Graeme McDowell - Graeme McDowell handed LIV lifeline as part of Brooks Koepka's Smash team
Graeme McDowell found himself stranded when he came 40th in this year’s standing - Getty Images/Ezra Shaw

Graeme McDowell has been handed a LIV lifeline by Brooks Koepka with the Irishman set to be announced as a new member of the Smash team in the breakaway league.

McDowell, the 2010 US Open winner who became a Ryder Cup legend when holing the winning putt at Celtic Manor in the same year, was almost certain he would be released by LIV last month after finishing outside the top 24 in the 48-man series.

While fellow Europe greats Lee Westwood, Ian Poulter and Henrik Stenson were handed longer contracts, McDowell only negotiated a two-year deal when he signed before LIV’s first event 18 months ago.

He proceeded to feature heavily in the build-up and was regularly put up for press conferences, where he felt obliged to answer questions on Saudi Arabia’s human rights record.

“I was not a paid ambassador for Saudi Arabia’s human rights. I was a paid ambassador for a golf tour,” McDowell said in a recent interview.

“You start answering questions that can’t be answered. I regret those answers, not that they were necessarily wrong; that was what we had been prepped to say by this golf tour that’s paying me.

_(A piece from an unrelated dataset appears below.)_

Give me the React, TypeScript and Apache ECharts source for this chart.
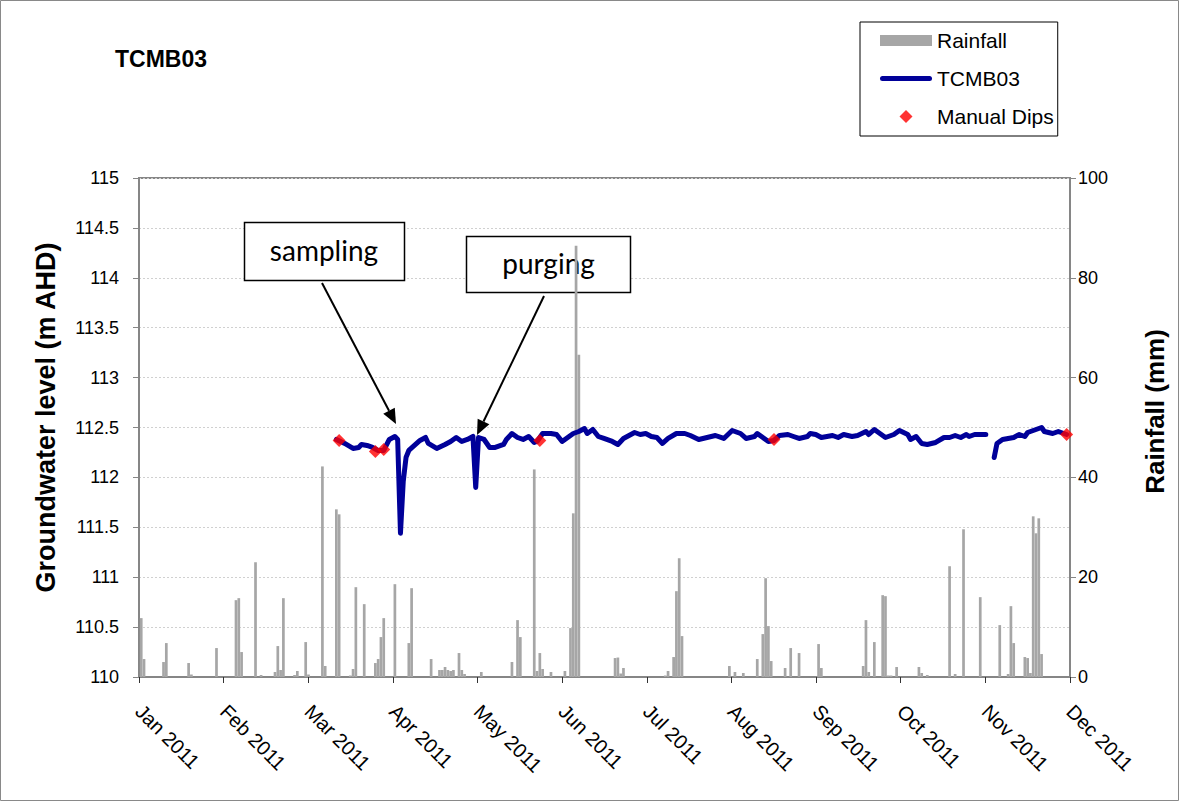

“I’m not being paid by the Saudi Arabian human rights organisation, I’m being paid by this new start-up golf tour, which is a financially lucrative opportunity for me at this stage in my career. The end.

“Of course, it was about the money. It didn’t need to be said. Of course, that’s what I was there for - it was a business decision.”

The saga also pitched him against Rory McIlroy, once his closest confidante but who became the most vocal critic of LIV, accusing his former Ryder Cup teammates of “betrayal”.

Yet despite having his reputation besmirched and amassing earnings of more than £4 million in 22 events, the former world No 4 found himself stranded when he came 40th in this year’s standings.

McDowell might have hoped to be retained by the Cleeks captain Martin Kaymer, but his Ryder Cup teammate expressed his intention to look elsewhere and McDowell appeared to be out in the cold.

Another member of Kaymer’s four-man squad, Bernd Wiesberger, decided to re-apply for membership of the DP World Tour and Telegraph Sport revealed last week that after LIV paid his outstanding £1.5 million fine, the Austrian would be welcomed back on his home circuit.

However, it is understood that under the terms of his LIV contract, McDowell would have been required to pay the financial penalty out of his own pocket. He would have anxiously been awaiting the news of the ongoing talks between the PGA Tour and DP World Tour with the Saudi sovereign wealth fund, which bankrolls LIV.

However, those peace discussions can, at best, be described as uncertain, with little to no prospect of any white smoke emerging in the next six months.

Five-time major winner Koepka’s patronage, therefore, is a huge boost for McDowell, the popular competitor from Portrush. The Smash team is far more likely to fare better in LIV’s team competition than the Cleeks, who now need two players to join Kaymer and English veteran Richard Bland.

“I’m not sure McDowell can believe his luck,” an insider said. “Obviously, all was not rosy on the Cleeks and with G-Mac and Kaymer. He thought he was out of LIV and would have to be participating on the Asian Tour next year. Playing alongside Koepka – probably the best player on LIV – is a massive result for him.”